Título: Árabes e Chávez usam encontro para atacar Israel e Estados Unidos
Autor: Denise Chrispim Marin
Fonte: O Estado de São Paulo, 11/05/2005, Nacional, p. A6

Logo depois do morno discurso do presidente Luiz Inácio Lula da Silva, dois líderes árabes esquentaram o clima político da Cúpula América do Sul e Países Árabes. O presidente da Argélia, Abdelaziz Bouteflika, que também preside a Liga Árabe, e o secretário-geral da Liga Árabe, Amre Moussa, defenderam a retirada das tropas de Israel dos territórios palestinos, que ocupam desde 1967. O presidente da Venezuela, Hugo Chávez, ajudou a elevar o tom político, ao atacar o "imperialismo" dos Estados Unidos - sem citar o país. Ele propôs que árabes e sul-americanos formulem uma "agenda preventiva" contra as iniciativas dos EUA no Oriente Médio e no seu país. "A Venezuela está ameaçada pelo imperialismo e continua sob a pressão deste império mais poderoso do mundo", afirmou, destacando que foi vítima de um golpe de Estado em 2002. "Essa guerra tem cheiro de petróleo."

As posições sobre a Palestina, compartilhadas historicamente pelo Brasil, e a legitimação do direito à resistência em caso de ocupação estrangeira devem claramente ser citadas na Declaração de Brasília, com a qual as delegações dos 34 países encerram hoje a cúpula. Isso deve azedar as conversas que o chanceler Celso Amorim terá no fim do mês na visita a Tel Aviv. Textualmente ou não, o documento condenará iniciativas de Israel.

Ao discursar depois de Lula na abertura, Bouteflika assinalou que a Palestina vive a "tragédia" da negação da Justiça há meio século e será importante para árabes e palestinos definirem "posição comum" sobre isso. Também ressaltou que a ocupação do Iraque por forças estrangeiras - no caso, da coalizão comandada pelos EUA - é igualmente "fonte de grande inquietação" e "assunto sério" .

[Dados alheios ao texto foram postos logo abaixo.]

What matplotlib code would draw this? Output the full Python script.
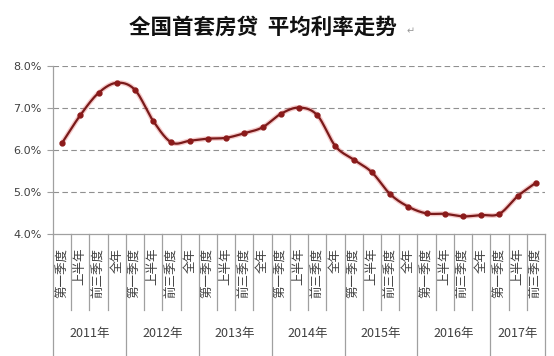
import numpy as np
import matplotlib
matplotlib.use("Agg")
import matplotlib.pyplot as plt

plt.rcParams['font.family'] = ['Noto Sans CJK SC', 'DejaVu Sans']

years = ['2011年', '2012年', '2013年', '2014年', '2015年', '2016年', '2017年']
periods = ['第一季度', '上半年', '前三季度', '全年']
# periods reported per year (2017 only up to 前三季度)
n_periods = [4, 4, 4, 4, 4, 4, 3]
rates = [6.17, 6.83, 7.36, 7.60, 7.43, 6.69, 6.18, 6.22, 6.27, 6.29, 6.40, 6.54,
         6.86, 7.01, 6.83, 6.09, 5.77, 5.47, 4.95, 4.65, 4.49, 4.48, 4.42, 4.45,
         4.48, 4.90, 5.22]

labels = []
for n in n_periods:
    labels += periods[:n]


def smooth(xs, ys, steps=20):
    # catmull-rom curve through the points, only for drawing the line
    px = np.concatenate([[2 * xs[0] - xs[1]], xs, [2 * xs[-1] - xs[-2]]])
    py = np.concatenate([[2 * ys[0] - ys[1]], ys, [2 * ys[-1] - ys[-2]]])
    t = np.linspace(0, 1, steps, endpoint=False)
    ox, oy = [], []
    for i in range(1, len(px) - 2):
        for p, o in ((px, ox), (py, oy)):
            p0, p1, p2, p3 = p[i - 1], p[i], p[i + 1], p[i + 2]
            o.extend(0.5 * (2 * p1 + (-p0 + p2) * t
                            + (2 * p0 - 5 * p1 + 4 * p2 - p3) * t ** 2
                            + (-p0 + 3 * p1 - 3 * p2 + p3) * t ** 3))
    ox.append(xs[-1])
    oy.append(ys[-1])
    return np.array(ox), np.array(oy)


x = np.arange(len(rates))
y = np.array(rates)
sx, sy = smooth(x.astype(float), y)

fig = plt.figure(figsize=(5.54, 3.56), dpi=100)
ax = fig.add_axes([0.0957, 0.3427, 0.888, 0.4719])

line_c = '#a0a0a0'
text_c = '#404040'

for v in [5, 6, 7, 8]:
    ax.axhline(v, color='#909090', lw=0.8, ls=(0, (5, 3)), zorder=1)

ax.plot(sx, sy, color='#e05050', lw=3.5, alpha=0.3, solid_capstyle='round', zorder=2)
ax.plot(sx, sy, color='#7a1a1a', lw=1.6, zorder=3)
ax.plot(x, y, 'o', color='#8b1a1a', ms=3.5, zorder=4)

ax.set_xlim(-0.5, len(rates) - 0.5)
ax.set_ylim(4, 8)
ax.set_yticks([4, 5, 6, 7, 8])
ax.set_yticklabels(['4.0%', '5.0%', '6.0%', '7.0%', '8.0%'], family='DejaVu Sans')
ax.tick_params(axis='y', length=4, color=line_c, labelsize=8, labelcolor=text_c, pad=4)

ax.set_xticks(x)
ax.set_xticklabels(labels, rotation=90, fontsize=9, color=text_c)
ax.tick_params(axis='x', length=0, pad=10)

for s in ['top', 'right']:
    ax.spines[s].set_visible(False)
for s in ['left', 'bottom']:
    ax.spines[s].set_color(line_c)
    ax.spines[s].set_linewidth(0.9)

# separators under the axis
tr = ax.get_xaxis_transform()
bounds = np.cumsum([0] + n_periods)
for k in range(len(rates) + 1):
    bottom = -0.73 if k in bounds else -0.455
    ax.plot([k - 0.5, k - 0.5], [0, bottom], color=line_c, lw=0.9,
            transform=tr, clip_on=False)

for i, yr in enumerate(years):
    mid = (bounds[i] + bounds[i + 1]) / 2 - 0.5
    ax.text(mid, -0.59, yr, transform=tr, ha='center', va='center',
            fontsize=9, color=text_c)

fig.text(0.475, 0.925, '全国首套房贷  平均利率走势', ha='center', va='center',
         fontsize=15.5, fontweight='bold', color='#111111')
fig.text(0.742, 0.912, '↵', ha='center', va='center', fontsize=7,
         color='#999999', family=['DejaVu Sans'])

fig.savefig('out.png', dpi=100)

"Devemos chamar a atenção da comunidade internacional para contribuir com uma solução final e definitiva para a Palestina e fazer com que Israel respeite as leis internacionais e aceite a paz negociada e o direito soberano do povo palestino. Israel tem de se retirar dos territórios ocupados", afirmou Bouteflika. "Os territórios palestinos continuam ocupados e esperamos que Israel se retire. Essa é uma demanda justa e correta do povo palestino. Ignorar esse pedido seria o mesmo que impor o caos internacional e uma sucessão de conflitos", reforçou Moussa.

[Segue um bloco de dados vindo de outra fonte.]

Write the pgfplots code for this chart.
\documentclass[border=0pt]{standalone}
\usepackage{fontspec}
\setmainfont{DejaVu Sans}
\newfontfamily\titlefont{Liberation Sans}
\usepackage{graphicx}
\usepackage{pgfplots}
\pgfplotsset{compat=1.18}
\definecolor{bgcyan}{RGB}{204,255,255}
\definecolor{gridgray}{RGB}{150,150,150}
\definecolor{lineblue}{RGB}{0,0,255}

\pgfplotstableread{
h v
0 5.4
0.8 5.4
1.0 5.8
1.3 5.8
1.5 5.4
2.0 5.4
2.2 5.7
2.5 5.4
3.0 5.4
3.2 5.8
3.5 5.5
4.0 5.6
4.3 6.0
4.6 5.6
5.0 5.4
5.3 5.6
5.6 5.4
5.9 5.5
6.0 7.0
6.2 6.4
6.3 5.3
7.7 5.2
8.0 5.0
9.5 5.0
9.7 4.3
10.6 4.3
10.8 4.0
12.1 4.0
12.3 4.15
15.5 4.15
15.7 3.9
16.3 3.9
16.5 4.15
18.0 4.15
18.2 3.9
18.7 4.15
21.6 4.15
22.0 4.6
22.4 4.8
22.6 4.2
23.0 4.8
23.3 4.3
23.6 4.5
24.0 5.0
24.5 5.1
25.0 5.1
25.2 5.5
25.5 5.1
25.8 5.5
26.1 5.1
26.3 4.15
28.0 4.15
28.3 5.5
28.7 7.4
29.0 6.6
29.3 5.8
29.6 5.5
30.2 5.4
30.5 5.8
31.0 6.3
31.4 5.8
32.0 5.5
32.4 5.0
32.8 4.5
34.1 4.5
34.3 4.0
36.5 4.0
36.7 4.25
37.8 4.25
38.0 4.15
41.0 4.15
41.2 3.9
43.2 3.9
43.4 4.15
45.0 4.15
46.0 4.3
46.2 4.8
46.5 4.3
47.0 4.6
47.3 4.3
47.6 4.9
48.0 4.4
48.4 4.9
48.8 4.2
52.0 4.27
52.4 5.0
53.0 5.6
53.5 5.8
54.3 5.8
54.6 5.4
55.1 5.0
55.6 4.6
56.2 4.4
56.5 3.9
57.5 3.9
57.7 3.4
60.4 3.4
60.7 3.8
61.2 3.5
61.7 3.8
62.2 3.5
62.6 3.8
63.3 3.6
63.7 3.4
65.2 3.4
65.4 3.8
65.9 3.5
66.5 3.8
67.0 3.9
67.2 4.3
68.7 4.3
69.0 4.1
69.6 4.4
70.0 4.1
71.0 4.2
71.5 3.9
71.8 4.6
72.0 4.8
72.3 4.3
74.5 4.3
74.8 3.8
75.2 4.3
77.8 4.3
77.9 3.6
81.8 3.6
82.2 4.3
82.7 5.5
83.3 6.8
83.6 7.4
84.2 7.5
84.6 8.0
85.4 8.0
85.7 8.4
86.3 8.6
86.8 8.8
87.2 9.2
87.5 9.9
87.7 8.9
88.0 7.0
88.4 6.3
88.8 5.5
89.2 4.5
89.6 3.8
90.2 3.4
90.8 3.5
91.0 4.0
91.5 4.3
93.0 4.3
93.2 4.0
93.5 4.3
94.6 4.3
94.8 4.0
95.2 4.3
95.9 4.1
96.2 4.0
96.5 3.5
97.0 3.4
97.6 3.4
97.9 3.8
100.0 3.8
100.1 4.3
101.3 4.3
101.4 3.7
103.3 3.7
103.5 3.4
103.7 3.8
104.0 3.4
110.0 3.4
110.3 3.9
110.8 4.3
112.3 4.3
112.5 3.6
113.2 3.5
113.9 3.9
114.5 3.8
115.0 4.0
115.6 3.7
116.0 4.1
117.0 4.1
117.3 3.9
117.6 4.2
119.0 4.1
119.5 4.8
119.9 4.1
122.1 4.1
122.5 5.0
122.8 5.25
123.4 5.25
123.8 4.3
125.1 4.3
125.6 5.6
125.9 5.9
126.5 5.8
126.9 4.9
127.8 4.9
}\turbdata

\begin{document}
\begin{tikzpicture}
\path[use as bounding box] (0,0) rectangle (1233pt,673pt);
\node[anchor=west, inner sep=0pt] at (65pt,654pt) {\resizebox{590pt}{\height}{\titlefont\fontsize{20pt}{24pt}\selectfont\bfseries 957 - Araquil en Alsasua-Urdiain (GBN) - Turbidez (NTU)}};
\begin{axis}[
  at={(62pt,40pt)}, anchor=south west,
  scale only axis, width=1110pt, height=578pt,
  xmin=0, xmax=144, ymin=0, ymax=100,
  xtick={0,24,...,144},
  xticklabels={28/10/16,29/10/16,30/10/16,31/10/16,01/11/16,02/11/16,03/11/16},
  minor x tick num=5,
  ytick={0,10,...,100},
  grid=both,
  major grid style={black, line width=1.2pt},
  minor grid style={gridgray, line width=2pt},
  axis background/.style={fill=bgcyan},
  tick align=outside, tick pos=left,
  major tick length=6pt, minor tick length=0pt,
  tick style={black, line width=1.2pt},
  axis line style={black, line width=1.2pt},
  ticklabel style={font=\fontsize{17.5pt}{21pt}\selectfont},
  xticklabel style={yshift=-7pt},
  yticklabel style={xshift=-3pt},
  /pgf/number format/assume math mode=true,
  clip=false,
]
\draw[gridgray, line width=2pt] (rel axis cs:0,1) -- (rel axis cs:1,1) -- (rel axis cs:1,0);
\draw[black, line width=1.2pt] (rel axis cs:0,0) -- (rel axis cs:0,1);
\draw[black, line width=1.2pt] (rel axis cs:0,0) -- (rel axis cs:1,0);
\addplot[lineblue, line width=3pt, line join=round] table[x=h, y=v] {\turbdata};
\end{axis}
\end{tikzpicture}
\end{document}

O tom político seguiu na contracorrente da expectativa do governo brasileiro, que esperava uma cúpula concentrada nas oportunidades comércio e investimentos. A intenção de não permitir que temas políticos dominassem a cúpula prevaleceu na organização e tornou-se ainda mais insistente depois da visita a Brasília da secretária de Estado americana, Condoleezza Rice, no fim de abril.

Mas diplomatas acostumados com iniciativas árabes já achavam impossível contornar as manifestações contra Israel, posição que líderes árabes reiteram em toda reunião internacional. Eles ponderaram ainda que a condenação à ocupação de territórios palestinos por Israel é posição histórica do Brasil e o fato de o tema ter merecido pelo menos um parágrafo da declaração final indica o consenso dos 34 participantes da reunião.